Russians vote Sunday in parliamentary elections that will test the country’s trust in Prime Minister Vladimir Putin and his ruling party amid growing impatience with corrupt and ineffective government.
Putin’s United Russia party was expected to fare poorer than it did four years ago but nonetheless was considered likely to retain a majority in the next State Duma, the lower chamber of the Russian parliament.
Competing parties, public groups and popular opinion-makers have united in criticism of United Russia, the dominant organization on the Russian political landscape in recent years, and Sunday’s vote was watched closely as a gauge of the party’s staying power.
Polls opened in the Kamchatka peninsula in Russia’s Far East at 8am local time Sunday (2000 GMT Saturday) and are to close at 8pm local time (1700 GMT) in the western exclave of Kaliningrad.
At 4am GMT voting began in Moscow and in most of European Russia, while Far Eastern and Siberian regions have already presented reports about the first hours of the vote, that show that turnout was generally lower than in the previous elections in 2007. No voting violations have been reported so far.
The first exit poll data are due to be released as the last polling stations close, with initial official results expected in the early hours of Monday.
A total of 110 million Russian citizens, including 2 million expatriats scattered around the world, are eligible to vote in Sunday’s election to fill the 450 seats of the State Duma for the next five years, according to the Central Election Commission.
Head of the commission Vladimir Churov said on Dec. 3 that about 500,000 representatives of the competing parties will monitor the vote on Sunday. He added that they will be joined by 700 election observers from international organizations and foreign countries.
The 59-year-old Putin, who served two terms as president between 2000 and 2008, was nominated last month by United Russia as its candidate for presidential elections next March which he is widely regarded as almost certain to win regardless of the party’s performance in Sunday’s Duma vote.
Last month, he repeatedly called for United Russia to retain a majority in the Duma to facilitate smooth passage of government initiatives through parliament in view of current global economic turmoil.

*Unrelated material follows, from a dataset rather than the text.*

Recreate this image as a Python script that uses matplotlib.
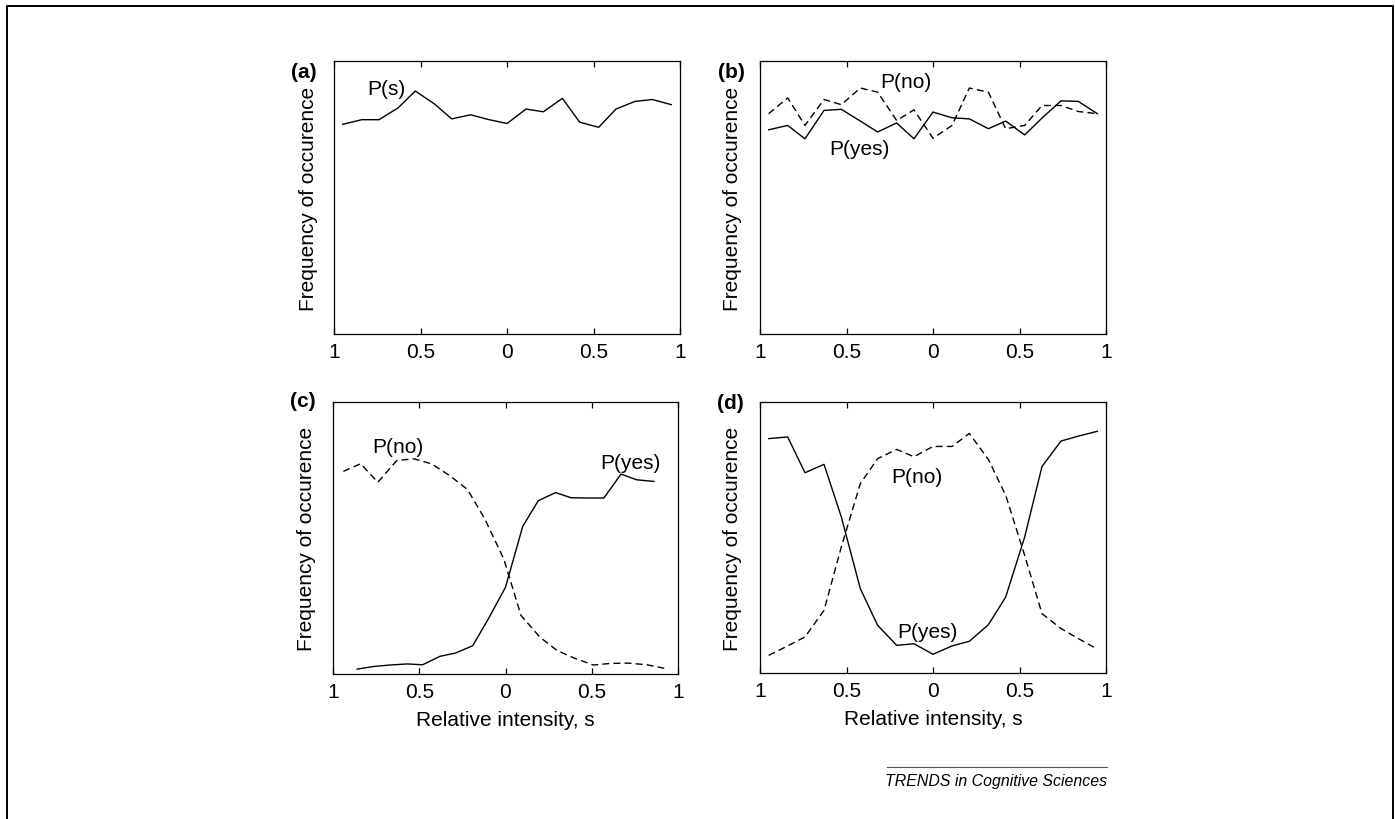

“I am confident that every thoughtful, objective, serious person who wants a better lot for himself, for his children and for Russia will support the United Russia party in the State Duma vote on December 4,” Putin said at the party congress last week.
President Dmitry Medvedev, the junior member of Russia’s ruling tandem, tops the ticket of United Russia. The party organization is led by Putin though neither he nor Medvedev, his hand-picked protégé, is formally a member of the party itself.
During the previous Duma elections in 2007, Putin topped the party’s ticket, and the party’s official program was called Putin’s Plan then.
Parties and regions for State Duma elections
All of Russia’s seven legally-registered political parties are competing for representation in the Duma election but pollsters have predicted that only the four incumbents, United Russia, A Just Russia, the Communists and the Liberal Democratic Party, will find enough support to win seats.
In an extraordinarily intense campaign against United Russia ahead of the vote, opponents accused the ruling party of rampant corruption and nepotism, and criticized what they said was the ineffectiveness of the state machine closely associated with United Russia.
Putin and Medvedev have themselves acknowledged frequently that official corruption and bureaucratic inefficiency are among the most serious problems that plague the Russian state today.
A year ago, Medvedev admitted that one trillion rubles ($32 billion) were stolen from the budget in state procurement tenders alone – an amount equivalent to more than 10 percent of the Russian state budget in 2010.
On Dec. 1, international corruption watchdog Transparency International in its annual corruption index ranked Russia 143rd out of 182 surveyed countries, sharing that spot with Uganda and Nigeria.
According to various public opinion surveys, Russians have consistently named corruption among the biggest threats to the country’s development over the past several years.
In a May 2011 poll conducted by the respected Levada Center think tank, 52 percent of respondents said that there is more corruption among senior officials in Russia today than there was in the 1990’s, compared to just 16 percent who gave that response in 2007.
The number of Russians unhappy with government policies to contain inflation has more than doubled since 1999 from 25 percent then to 56 percent now, while the share of Russians who blame the government for weak social support jumped from 16 percent to 37 percent during the same 12-year period, according to Levada. The share of those dissatisfied with government efforts to combat unemployment grew from 18 percent to 37 percent between 1999 and 2011, while the number of those unhappy with government corruption skyrocketed from three percent to 30 percent.
The ruling party has responded to the criticism by mobilizing regional and municipal officials to rally for United Russia among pensioners and students, with several such cases being reported by the national media.